Research Universities Targeted by ‘Silent Librarian’ Hacking Group

The start of the academic year has seen the Silent Librarian (TA407) hacking group launch new phishing campaigns targeting research universities. The hacking group is believed to be backed by the Iranian government and is highly active at the start and end of an academic year.

The campaigns were detected by security researchers at Proofpoint and Secureworks, who intercepted several emails containing hyperlinks to malicious websites that harvest users’ credentials. The hyperlinks are often masked using URL shortening services and users often experience redirects in an attempt to fool anti-phishing software.

The campaigns are sophisticated and highly realistic thanks to the use of stolen logos, branding, banners and university color schemes. The phishing pages mimic library, student and faculty access portals, and are virtually identical to the genuine portals that they spoof.

The campaigns involve relatively small numbers of emails – often just tens of messages or hundreds, but rarely more and the campaigns target specific schools and universities, mostly those in the United States and Europe. The attackers regularly check the genuine portals and update their own phishing pages accordingly. This year, Proofpoint notes several phishing pages have incorporated weather notification banners to more closely resemble the spoofed portals.
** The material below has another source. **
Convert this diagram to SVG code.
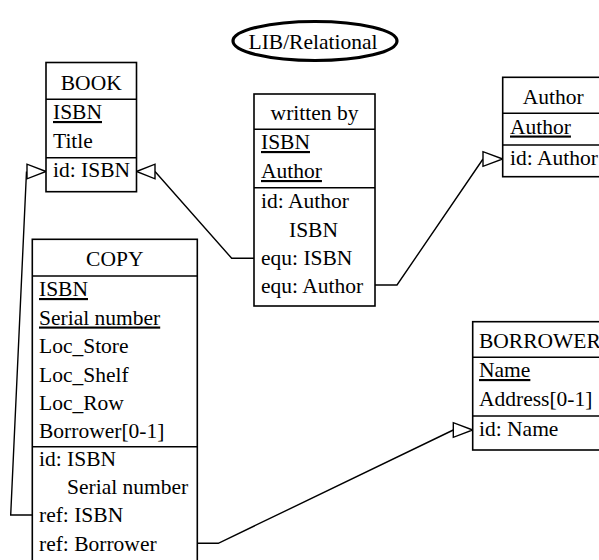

While the emails used in the campaign are varied, most spoof the targeted university or school and appear to have been sent internally. The messages include fake email signatures and addresses and use clones of genuine university-specific email bodies.

The message subjects are often related to library services and include requests for renewal of loaned items, renewal of materials, warnings of deactivation or limiting of access to library services, and overdue notices about loaned items.

Once access is gained to email accounts at a targeted university, the compromised accounts are often used for further phishing campaigns on other universities and schools.

The hacking group is prolific. The US Department of Justice indicted nine alleged members of the hacking group in 2018 on multiple charges. The indictment alleges the hackers were responsible for attacks on at least 144 US universities, 176 foreign universities, and 5 federal and state governmental agencies and compromised 7,998 university accounts, including 3,768 in the United States. Between 2013 and 2018 the group is alleged to have stolen 31.5 terabytes of academic data and intellectual property worth $3.4 billion.

Universities have been advised to be on high alert, to implement multi-factor authentication, and to take steps to protect their intellectual property and personal information.